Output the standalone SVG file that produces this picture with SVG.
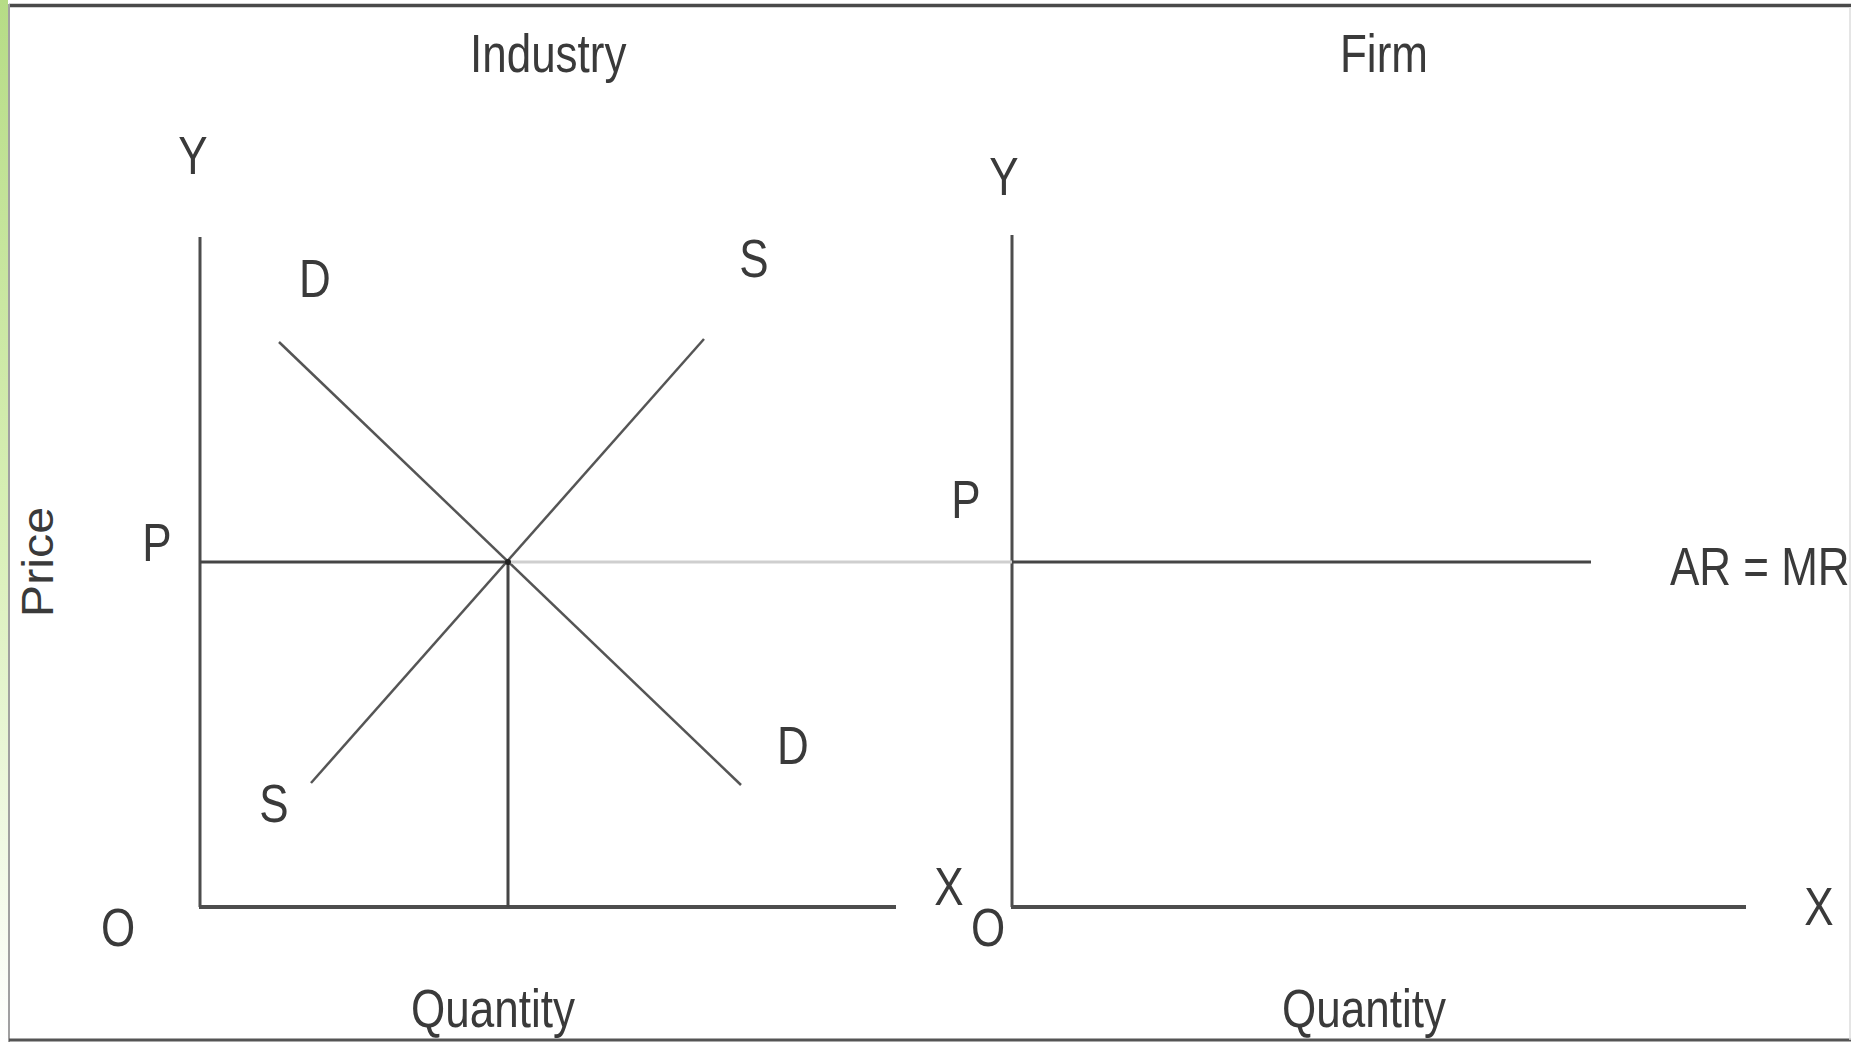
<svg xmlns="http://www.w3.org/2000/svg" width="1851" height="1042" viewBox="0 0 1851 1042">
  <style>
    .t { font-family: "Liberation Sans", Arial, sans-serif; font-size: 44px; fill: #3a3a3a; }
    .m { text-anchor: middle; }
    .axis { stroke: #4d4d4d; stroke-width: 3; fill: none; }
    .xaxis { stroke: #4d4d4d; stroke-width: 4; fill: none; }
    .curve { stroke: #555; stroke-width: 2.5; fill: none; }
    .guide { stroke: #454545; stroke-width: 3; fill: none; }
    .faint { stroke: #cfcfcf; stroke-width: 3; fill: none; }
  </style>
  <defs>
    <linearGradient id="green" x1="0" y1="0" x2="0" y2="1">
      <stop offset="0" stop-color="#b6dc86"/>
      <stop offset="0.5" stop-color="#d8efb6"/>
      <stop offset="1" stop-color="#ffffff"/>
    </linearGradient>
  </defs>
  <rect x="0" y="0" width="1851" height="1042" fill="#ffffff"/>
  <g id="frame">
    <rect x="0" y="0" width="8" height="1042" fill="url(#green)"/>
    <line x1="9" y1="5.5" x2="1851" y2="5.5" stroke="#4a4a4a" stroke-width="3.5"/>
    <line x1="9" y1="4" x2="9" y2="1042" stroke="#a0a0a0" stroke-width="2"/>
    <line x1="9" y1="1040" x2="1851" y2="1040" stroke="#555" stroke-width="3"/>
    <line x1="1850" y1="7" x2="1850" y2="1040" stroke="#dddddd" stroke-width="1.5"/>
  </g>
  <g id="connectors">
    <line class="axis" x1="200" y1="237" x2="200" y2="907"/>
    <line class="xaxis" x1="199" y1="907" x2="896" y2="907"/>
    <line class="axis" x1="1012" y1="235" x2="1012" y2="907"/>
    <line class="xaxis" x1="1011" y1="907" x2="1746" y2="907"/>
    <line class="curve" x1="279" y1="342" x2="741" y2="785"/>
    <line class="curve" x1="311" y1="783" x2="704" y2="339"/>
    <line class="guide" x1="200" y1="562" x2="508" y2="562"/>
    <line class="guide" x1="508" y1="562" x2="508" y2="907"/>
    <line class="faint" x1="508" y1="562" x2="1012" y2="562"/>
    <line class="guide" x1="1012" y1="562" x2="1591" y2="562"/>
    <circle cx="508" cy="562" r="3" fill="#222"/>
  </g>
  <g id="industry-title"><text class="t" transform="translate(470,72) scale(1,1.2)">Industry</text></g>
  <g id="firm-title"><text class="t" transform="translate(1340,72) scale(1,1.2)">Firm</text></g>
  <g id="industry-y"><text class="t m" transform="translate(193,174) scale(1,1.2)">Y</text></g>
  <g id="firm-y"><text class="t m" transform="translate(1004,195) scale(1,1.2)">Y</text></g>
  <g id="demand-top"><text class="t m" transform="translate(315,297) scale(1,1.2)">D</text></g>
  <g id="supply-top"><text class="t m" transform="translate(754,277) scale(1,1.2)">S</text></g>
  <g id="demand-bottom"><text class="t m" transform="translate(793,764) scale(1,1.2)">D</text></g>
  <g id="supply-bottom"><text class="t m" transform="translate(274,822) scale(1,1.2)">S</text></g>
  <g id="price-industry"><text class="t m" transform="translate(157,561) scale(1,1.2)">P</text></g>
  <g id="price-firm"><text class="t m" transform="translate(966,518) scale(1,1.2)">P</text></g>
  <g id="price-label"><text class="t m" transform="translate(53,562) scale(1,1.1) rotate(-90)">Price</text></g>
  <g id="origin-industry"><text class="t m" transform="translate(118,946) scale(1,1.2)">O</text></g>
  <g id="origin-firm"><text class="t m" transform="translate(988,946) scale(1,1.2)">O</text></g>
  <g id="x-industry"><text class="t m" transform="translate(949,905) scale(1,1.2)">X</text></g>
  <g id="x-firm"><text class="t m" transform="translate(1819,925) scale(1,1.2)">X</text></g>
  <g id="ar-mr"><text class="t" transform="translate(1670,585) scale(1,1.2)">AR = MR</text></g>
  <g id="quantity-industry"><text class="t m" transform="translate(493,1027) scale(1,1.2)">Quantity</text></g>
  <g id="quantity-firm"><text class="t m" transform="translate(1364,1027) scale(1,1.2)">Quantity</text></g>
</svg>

· · · · ·

▶ WHAT NEEDS TO BE DONE:
Each line of the material must be retyped exactly, except that images are omitted.

▶ EXERCISE RESULT:
Output the standalone SVG file that produces this picture with SVG.
<svg xmlns="http://www.w3.org/2000/svg" width="1851" height="1042" viewBox="0 0 1851 1042">
  <style>
    .t { font-family: "Liberation Sans", Arial, sans-serif; font-size: 44px; fill: #3a3a3a; }
    .m { text-anchor: middle; }
    .axis { stroke: #4d4d4d; stroke-width: 3; fill: none; }
    .xaxis { stroke: #4d4d4d; stroke-width: 4; fill: none; }
    .curve { stroke: #555; stroke-width: 2.5; fill: none; }
    .guide { stroke: #454545; stroke-width: 3; fill: none; }
    .faint { stroke: #cfcfcf; stroke-width: 3; fill: none; }
  </style>
  <defs>
    <linearGradient id="green" x1="0" y1="0" x2="0" y2="1">
      <stop offset="0" stop-color="#b6dc86"/>
      <stop offset="0.5" stop-color="#d8efb6"/>
      <stop offset="1" stop-color="#ffffff"/>
    </linearGradient>
  </defs>
  <rect x="0" y="0" width="1851" height="1042" fill="#ffffff"/>
  <g id="frame">
    <rect x="0" y="0" width="8" height="1042" fill="url(#green)"/>
    <line x1="9" y1="5.5" x2="1851" y2="5.5" stroke="#4a4a4a" stroke-width="3.5"/>
    <line x1="9" y1="4" x2="9" y2="1042" stroke="#a0a0a0" stroke-width="2"/>
    <line x1="9" y1="1040" x2="1851" y2="1040" stroke="#555" stroke-width="3"/>
    <line x1="1850" y1="7" x2="1850" y2="1040" stroke="#dddddd" stroke-width="1.5"/>
  </g>
  <g id="connectors">
    <line class="axis" x1="200" y1="237" x2="200" y2="907"/>
    <line class="xaxis" x1="199" y1="907" x2="896" y2="907"/>
    <line class="axis" x1="1012" y1="235" x2="1012" y2="907"/>
    <line class="xaxis" x1="1011" y1="907" x2="1746" y2="907"/>
    <line class="curve" x1="279" y1="342" x2="741" y2="785"/>
    <line class="curve" x1="311" y1="783" x2="704" y2="339"/>
    <line class="guide" x1="200" y1="562" x2="508" y2="562"/>
    <line class="guide" x1="508" y1="562" x2="508" y2="907"/>
    <line class="faint" x1="508" y1="562" x2="1012" y2="562"/>
    <line class="guide" x1="1012" y1="562" x2="1591" y2="562"/>
    <circle cx="508" cy="562" r="3" fill="#222"/>
  </g>
  <g id="industry-title"><text class="t" transform="translate(470,72) scale(1,1.2)">Industry</text></g>
  <g id="firm-title"><text class="t" transform="translate(1340,72) scale(1,1.2)">Firm</text></g>
  <g id="industry-y"><text class="t m" transform="translate(193,174) scale(1,1.2)">Y</text></g>
  <g id="firm-y"><text class="t m" transform="translate(1004,195) scale(1,1.2)">Y</text></g>
  <g id="demand-top"><text class="t m" transform="translate(315,297) scale(1,1.2)">D</text></g>
  <g id="supply-top"><text class="t m" transform="translate(754,277) scale(1,1.2)">S</text></g>
  <g id="demand-bottom"><text class="t m" transform="translate(793,764) scale(1,1.2)">D</text></g>
  <g id="supply-bottom"><text class="t m" transform="translate(274,822) scale(1,1.2)">S</text></g>
  <g id="price-industry"><text class="t m" transform="translate(157,561) scale(1,1.2)">P</text></g>
  <g id="price-firm"><text class="t m" transform="translate(966,518) scale(1,1.2)">P</text></g>
  <g id="price-label"><text class="t m" transform="translate(53,562) scale(1,1.1) rotate(-90)">Price</text></g>
  <g id="origin-industry"><text class="t m" transform="translate(118,946) scale(1,1.2)">O</text></g>
  <g id="origin-firm"><text class="t m" transform="translate(988,946) scale(1,1.2)">O</text></g>
  <g id="x-industry"><text class="t m" transform="translate(949,905) scale(1,1.2)">X</text></g>
  <g id="x-firm"><text class="t m" transform="translate(1819,925) scale(1,1.2)">X</text></g>
  <g id="ar-mr"><text class="t" transform="translate(1670,585) scale(1,1.2)">AR = MR</text></g>
  <g id="quantity-industry"><text class="t m" transform="translate(493,1027) scale(1,1.2)">Quantity</text></g>
  <g id="quantity-firm"><text class="t m" transform="translate(1364,1027) scale(1,1.2)">Quantity</text></g>
</svg>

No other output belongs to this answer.